--- Data section ---
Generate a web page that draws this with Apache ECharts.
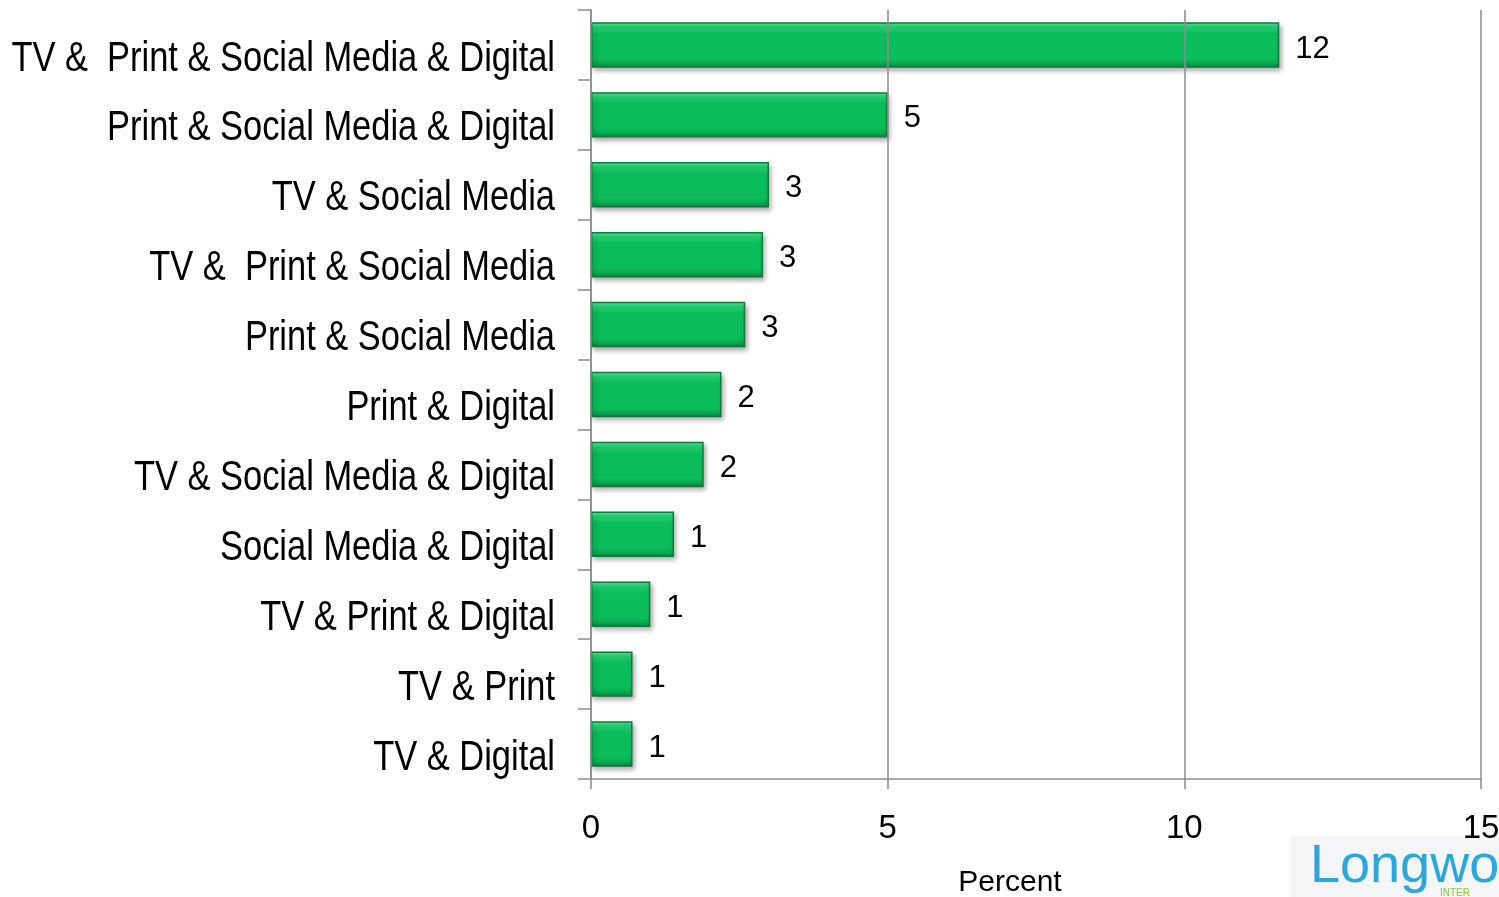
<!DOCTYPE html>
<html>
<head>
<meta charset="utf-8">
<script src="https://cdn.jsdelivr.net/npm/echarts@6/dist/echarts.min.js"></script>
<style>
  html, body { margin: 0; padding: 0; background: #fff; }
  #chart { width: 1499px; height: 897px; }
</style>
</head>
<body>
<div id="chart"></div>
<script>
// Media combinations, listed top to bottom
const categories = [
  'TV &  Print & Social Media & Digital',
  'Print & Social Media & Digital',
  'TV & Social Media',
  'TV &  Print & Social Media',
  'Print & Social Media',
  'Print & Digital',
  'TV & Social Media & Digital',
  'Social Media & Digital',
  'TV & Print & Digital',
  'TV & Print',
  'TV & Digital'
];
// Share of respondents (percent)
const percentValues = [11.6, 5.0, 3.0, 2.9, 2.6, 2.2, 1.9, 1.4, 1.0, 0.7, 0.7];
const axisTicks = [0, 5, 10, 15];

const chart = echarts.init(document.getElementById('chart'), null, { renderer: 'canvas' });

const barFill = new echarts.graphic.LinearGradient(0, 0, 0, 1, [
  { offset: 0.00, color: '#5af09c' },
  { offset: 0.12, color: '#22d372' },
  { offset: 0.25, color: '#0bbd5a' },
  { offset: 0.80, color: '#0bbd5a' },
  { offset: 0.92, color: '#0aa44e' },
  { offset: 1.00, color: '#087d3b' }
]);

const gridLeft = 591;

chart.setOption({
  animation: false,
  grid: { left: gridLeft, right: 18, top: 10, bottom: 118, containLabel: false, outerBoundsMode: 'none' },
  xAxis: {
    type: 'value',
    min: axisTicks[0],
    max: axisTicks[axisTicks.length - 1],
    interval: axisTicks[1] - axisTicks[0],
    z: 5,
    axisLine: { show: true, lineStyle: { color: '#8c8c8c', width: 1.5 } },
    axisTick: { show: true, length: 10, lineStyle: { color: '#8c8c8c', width: 1.5 } },
    axisLabel: {
      color: '#000', fontFamily: 'Liberation Sans, Arial, sans-serif', fontSize: 33, margin: 33
    },
    splitLine: { show: true, lineStyle: { color: '#8c8c8c', width: 1.5 } }
  },
  yAxis: {
    type: 'category',
    data: categories,
    inverse: true,
    axisLine: { show: true, lineStyle: { color: '#8c8c8c', width: 1.5 } },
    axisTick: { show: true, length: 13, lineStyle: { color: '#8c8c8c', width: 1.5 } },
    // category names are drawn below as condensed text
    axisLabel: { show: false },
    splitLine: { show: false }
  },
  series: [{
    type: 'bar',
    data: percentValues,
    barCategoryGap: '35%',
    itemStyle: {
      color: barFill,
      borderColor: '#0f7a3c',
      borderWidth: 1.5,
      shadowColor: 'rgba(0,0,0,0.35)',
      shadowBlur: 5,
      shadowOffsetX: 2,
      shadowOffsetY: 3
    },
    label: {
      show: true,
      position: 'right',
      distance: 16,
      offset: [0, 4],
      color: '#000',
      fontFamily: 'Liberation Sans, Arial, sans-serif',
      fontSize: 31,
      formatter: p => Math.round(p.value)
    }
  }]
});

// Condensed category labels, placed at each category's position on the y axis
const categoryLabels = categories.map(name => ({
  type: 'text',
  x: gridLeft - 36,
  y: chart.convertToPixel({ yAxisIndex: 0 }, name) + 14,
  scaleX: 0.82,
  style: {
    text: name,
    fill: '#000',
    font: '42px "Liberation Sans", Arial, sans-serif',
    textAlign: 'right',
    textVerticalAlign: 'middle'
  }
}));

chart.setOption({
  graphic: categoryLabels.concat([
    {
      type: 'text', x: 1010, y: 883,
      style: {
        text: 'Percent', fill: '#000', font: '30px "Liberation Sans", Arial, sans-serif',
        textAlign: 'center', textVerticalAlign: 'middle'
      }
    },
    {
      type: 'rect', shape: { x: 1290, y: 836, width: 209, height: 61 },
      style: { fill: '#f4f6f8' }, z: -10
    },
    {
      type: 'text', x: 1310, y: 840, z: -5,
      style: { text: 'Longwo', fill: '#2ba7df', font: '54px "Liberation Sans", Arial, sans-serif' }
    },
    {
      type: 'text', x: 1440, y: 888, z: -5,
      style: { text: 'INTER', fill: '#8cc63f', font: '10px "Liberation Sans", Arial, sans-serif' }
    }
  ])
});
</script>
</body>
</html>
---
**Request**
Return the listing above unchanged, apart from dropping its pictures.

**Answer in full**
Generate a web page that draws this with Apache ECharts.
<!DOCTYPE html>
<html>
<head>
<meta charset="utf-8">
<script src="https://cdn.jsdelivr.net/npm/echarts@6/dist/echarts.min.js"></script>
<style>
  html, body { margin: 0; padding: 0; background: #fff; }
  #chart { width: 1499px; height: 897px; }
</style>
</head>
<body>
<div id="chart"></div>
<script>
// Media combinations, listed top to bottom
const categories = [
  'TV &  Print & Social Media & Digital',
  'Print & Social Media & Digital',
  'TV & Social Media',
  'TV &  Print & Social Media',
  'Print & Social Media',
  'Print & Digital',
  'TV & Social Media & Digital',
  'Social Media & Digital',
  'TV & Print & Digital',
  'TV & Print',
  'TV & Digital'
];
// Share of respondents (percent)
const percentValues = [11.6, 5.0, 3.0, 2.9, 2.6, 2.2, 1.9, 1.4, 1.0, 0.7, 0.7];
const axisTicks = [0, 5, 10, 15];

const chart = echarts.init(document.getElementById('chart'), null, { renderer: 'canvas' });

const barFill = new echarts.graphic.LinearGradient(0, 0, 0, 1, [
  { offset: 0.00, color: '#5af09c' },
  { offset: 0.12, color: '#22d372' },
  { offset: 0.25, color: '#0bbd5a' },
  { offset: 0.80, color: '#0bbd5a' },
  { offset: 0.92, color: '#0aa44e' },
  { offset: 1.00, color: '#087d3b' }
]);

const gridLeft = 591;

chart.setOption({
  animation: false,
  grid: { left: gridLeft, right: 18, top: 10, bottom: 118, containLabel: false, outerBoundsMode: 'none' },
  xAxis: {
    type: 'value',
    min: axisTicks[0],
    max: axisTicks[axisTicks.length - 1],
    interval: axisTicks[1] - axisTicks[0],
    z: 5,
    axisLine: { show: true, lineStyle: { color: '#8c8c8c', width: 1.5 } },
    axisTick: { show: true, length: 10, lineStyle: { color: '#8c8c8c', width: 1.5 } },
    axisLabel: {
      color: '#000', fontFamily: 'Liberation Sans, Arial, sans-serif', fontSize: 33, margin: 33
    },
    splitLine: { show: true, lineStyle: { color: '#8c8c8c', width: 1.5 } }
  },
  yAxis: {
    type: 'category',
    data: categories,
    inverse: true,
    axisLine: { show: true, lineStyle: { color: '#8c8c8c', width: 1.5 } },
    axisTick: { show: true, length: 13, lineStyle: { color: '#8c8c8c', width: 1.5 } },
    // category names are drawn below as condensed text
    axisLabel: { show: false },
    splitLine: { show: false }
  },
  series: [{
    type: 'bar',
    data: percentValues,
    barCategoryGap: '35%',
    itemStyle: {
      color: barFill,
      borderColor: '#0f7a3c',
      borderWidth: 1.5,
      shadowColor: 'rgba(0,0,0,0.35)',
      shadowBlur: 5,
      shadowOffsetX: 2,
      shadowOffsetY: 3
    },
    label: {
      show: true,
      position: 'right',
      distance: 16,
      offset: [0, 4],
      color: '#000',
      fontFamily: 'Liberation Sans, Arial, sans-serif',
      fontSize: 31,
      formatter: p => Math.round(p.value)
    }
  }]
});

// Condensed category labels, placed at each category's position on the y axis
const categoryLabels = categories.map(name => ({
  type: 'text',
  x: gridLeft - 36,
  y: chart.convertToPixel({ yAxisIndex: 0 }, name) + 14,
  scaleX: 0.82,
  style: {
    text: name,
    fill: '#000',
    font: '42px "Liberation Sans", Arial, sans-serif',
    textAlign: 'right',
    textVerticalAlign: 'middle'
  }
}));

chart.setOption({
  graphic: categoryLabels.concat([
    {
      type: 'text', x: 1010, y: 883,
      style: {
        text: 'Percent', fill: '#000', font: '30px "Liberation Sans", Arial, sans-serif',
        textAlign: 'center', textVerticalAlign: 'middle'
      }
    },
    {
      type: 'rect', shape: { x: 1290, y: 836, width: 209, height: 61 },
      style: { fill: '#f4f6f8' }, z: -10
    },
    {
      type: 'text', x: 1310, y: 840, z: -5,
      style: { text: 'Longwo', fill: '#2ba7df', font: '54px "Liberation Sans", Arial, sans-serif' }
    },
    {
      type: 'text', x: 1440, y: 888, z: -5,
      style: { text: 'INTER', fill: '#8cc63f', font: '10px "Liberation Sans", Arial, sans-serif' }
    }
  ])
});
</script>
</body>
</html>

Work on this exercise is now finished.